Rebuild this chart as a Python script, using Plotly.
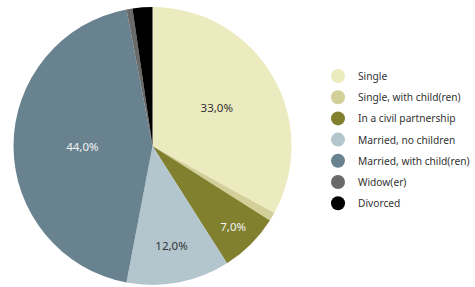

....

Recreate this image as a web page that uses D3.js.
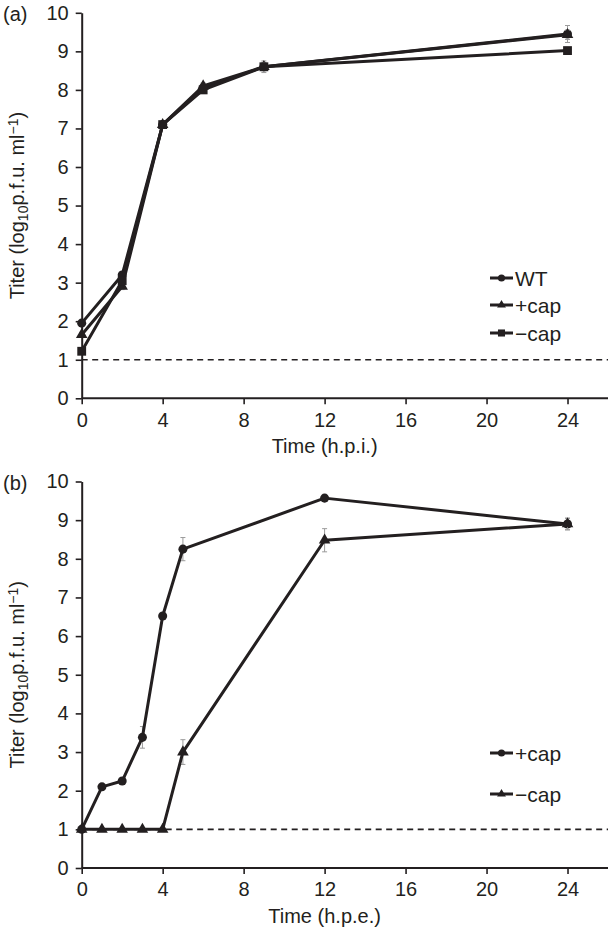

....

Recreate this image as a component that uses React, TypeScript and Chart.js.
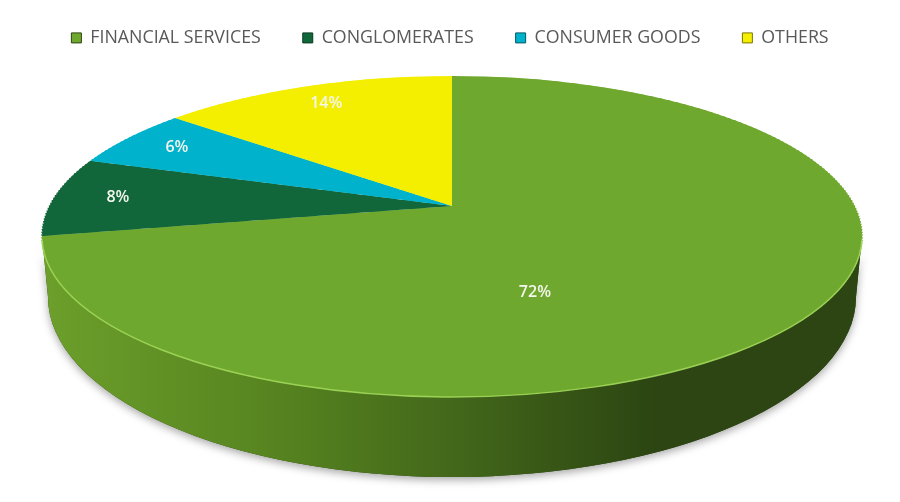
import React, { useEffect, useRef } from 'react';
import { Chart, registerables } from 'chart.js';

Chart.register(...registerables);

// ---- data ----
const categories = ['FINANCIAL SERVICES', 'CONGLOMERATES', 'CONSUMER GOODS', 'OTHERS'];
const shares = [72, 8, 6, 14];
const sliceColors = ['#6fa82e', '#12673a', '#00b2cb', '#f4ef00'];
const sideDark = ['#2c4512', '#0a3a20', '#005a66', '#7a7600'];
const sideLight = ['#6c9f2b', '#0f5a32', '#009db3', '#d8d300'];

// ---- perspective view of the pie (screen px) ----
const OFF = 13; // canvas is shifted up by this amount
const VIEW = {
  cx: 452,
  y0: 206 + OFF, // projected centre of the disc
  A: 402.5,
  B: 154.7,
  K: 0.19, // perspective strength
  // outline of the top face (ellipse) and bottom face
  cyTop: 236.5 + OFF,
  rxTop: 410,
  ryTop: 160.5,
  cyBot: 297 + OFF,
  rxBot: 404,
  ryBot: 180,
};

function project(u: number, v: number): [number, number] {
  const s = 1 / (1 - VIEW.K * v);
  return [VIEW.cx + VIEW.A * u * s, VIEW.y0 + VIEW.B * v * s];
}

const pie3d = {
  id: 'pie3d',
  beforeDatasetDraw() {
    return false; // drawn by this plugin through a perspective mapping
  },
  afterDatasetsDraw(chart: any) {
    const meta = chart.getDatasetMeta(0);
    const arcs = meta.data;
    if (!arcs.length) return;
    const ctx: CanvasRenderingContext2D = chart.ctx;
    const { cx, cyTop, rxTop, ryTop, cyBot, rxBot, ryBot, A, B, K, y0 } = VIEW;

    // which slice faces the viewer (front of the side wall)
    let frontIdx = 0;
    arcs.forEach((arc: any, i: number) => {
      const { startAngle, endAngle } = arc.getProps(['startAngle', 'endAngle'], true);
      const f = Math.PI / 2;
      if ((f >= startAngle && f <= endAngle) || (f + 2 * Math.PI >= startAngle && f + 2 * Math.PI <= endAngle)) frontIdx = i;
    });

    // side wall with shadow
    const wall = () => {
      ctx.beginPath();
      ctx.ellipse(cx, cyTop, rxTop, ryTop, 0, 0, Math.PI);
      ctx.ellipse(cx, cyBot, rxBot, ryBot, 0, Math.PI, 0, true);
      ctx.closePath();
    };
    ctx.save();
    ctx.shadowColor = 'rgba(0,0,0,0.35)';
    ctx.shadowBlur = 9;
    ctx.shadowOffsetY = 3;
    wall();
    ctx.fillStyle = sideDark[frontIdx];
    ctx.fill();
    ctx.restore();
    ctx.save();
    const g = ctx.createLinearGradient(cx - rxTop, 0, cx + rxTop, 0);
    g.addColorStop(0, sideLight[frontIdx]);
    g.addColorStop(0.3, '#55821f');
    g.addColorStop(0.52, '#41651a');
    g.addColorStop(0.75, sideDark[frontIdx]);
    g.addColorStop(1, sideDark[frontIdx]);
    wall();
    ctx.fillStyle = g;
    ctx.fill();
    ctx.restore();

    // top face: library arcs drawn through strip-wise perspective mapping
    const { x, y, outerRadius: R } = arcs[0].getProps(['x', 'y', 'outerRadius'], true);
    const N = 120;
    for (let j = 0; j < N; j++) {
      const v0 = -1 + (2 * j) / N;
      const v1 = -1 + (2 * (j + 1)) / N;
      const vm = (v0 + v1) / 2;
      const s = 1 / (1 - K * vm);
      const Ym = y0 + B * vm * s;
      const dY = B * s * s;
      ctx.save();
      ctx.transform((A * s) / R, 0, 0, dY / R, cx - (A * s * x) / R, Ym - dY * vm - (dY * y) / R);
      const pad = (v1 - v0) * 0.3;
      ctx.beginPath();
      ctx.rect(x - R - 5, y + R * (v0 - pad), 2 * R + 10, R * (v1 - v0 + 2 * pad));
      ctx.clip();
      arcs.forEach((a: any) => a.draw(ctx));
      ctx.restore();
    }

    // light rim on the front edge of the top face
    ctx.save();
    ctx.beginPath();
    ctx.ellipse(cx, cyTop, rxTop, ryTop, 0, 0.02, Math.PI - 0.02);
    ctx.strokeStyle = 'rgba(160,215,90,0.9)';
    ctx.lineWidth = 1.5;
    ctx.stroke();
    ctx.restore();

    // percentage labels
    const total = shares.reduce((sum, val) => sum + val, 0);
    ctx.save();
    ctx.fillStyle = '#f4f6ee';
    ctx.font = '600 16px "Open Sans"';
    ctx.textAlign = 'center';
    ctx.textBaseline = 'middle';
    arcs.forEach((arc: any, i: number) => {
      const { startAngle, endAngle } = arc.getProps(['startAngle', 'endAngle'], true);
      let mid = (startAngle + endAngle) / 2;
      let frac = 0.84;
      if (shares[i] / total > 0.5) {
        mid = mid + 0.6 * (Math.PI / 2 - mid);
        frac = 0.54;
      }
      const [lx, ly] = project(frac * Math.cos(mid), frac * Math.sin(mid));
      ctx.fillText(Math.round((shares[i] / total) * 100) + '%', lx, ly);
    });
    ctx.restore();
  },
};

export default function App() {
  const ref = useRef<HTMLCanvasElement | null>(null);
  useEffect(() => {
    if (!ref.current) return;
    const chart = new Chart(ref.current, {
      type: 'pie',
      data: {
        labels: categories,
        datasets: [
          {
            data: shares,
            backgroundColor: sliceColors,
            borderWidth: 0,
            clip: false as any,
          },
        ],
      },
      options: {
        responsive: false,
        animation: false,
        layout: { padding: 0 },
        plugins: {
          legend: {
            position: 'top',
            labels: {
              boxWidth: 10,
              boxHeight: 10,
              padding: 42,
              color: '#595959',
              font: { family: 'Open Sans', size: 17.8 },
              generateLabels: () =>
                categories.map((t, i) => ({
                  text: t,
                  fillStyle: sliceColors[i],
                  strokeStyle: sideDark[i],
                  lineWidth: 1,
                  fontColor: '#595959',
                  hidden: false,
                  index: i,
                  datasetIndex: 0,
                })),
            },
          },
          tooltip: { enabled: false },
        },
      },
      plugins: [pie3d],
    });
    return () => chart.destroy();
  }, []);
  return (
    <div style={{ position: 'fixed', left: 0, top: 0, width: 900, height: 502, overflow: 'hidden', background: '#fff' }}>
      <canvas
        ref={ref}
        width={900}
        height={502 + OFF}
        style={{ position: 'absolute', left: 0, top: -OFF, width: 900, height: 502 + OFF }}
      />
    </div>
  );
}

....

## GIVEN PROBLEM
Collect the complete line wherever the string "image" appears in the records.

## OUTPUT OF THE TASK
Recreate this image as a web page that uses D3.js.
Recreate this image as a component that uses React, TypeScript and Chart.js.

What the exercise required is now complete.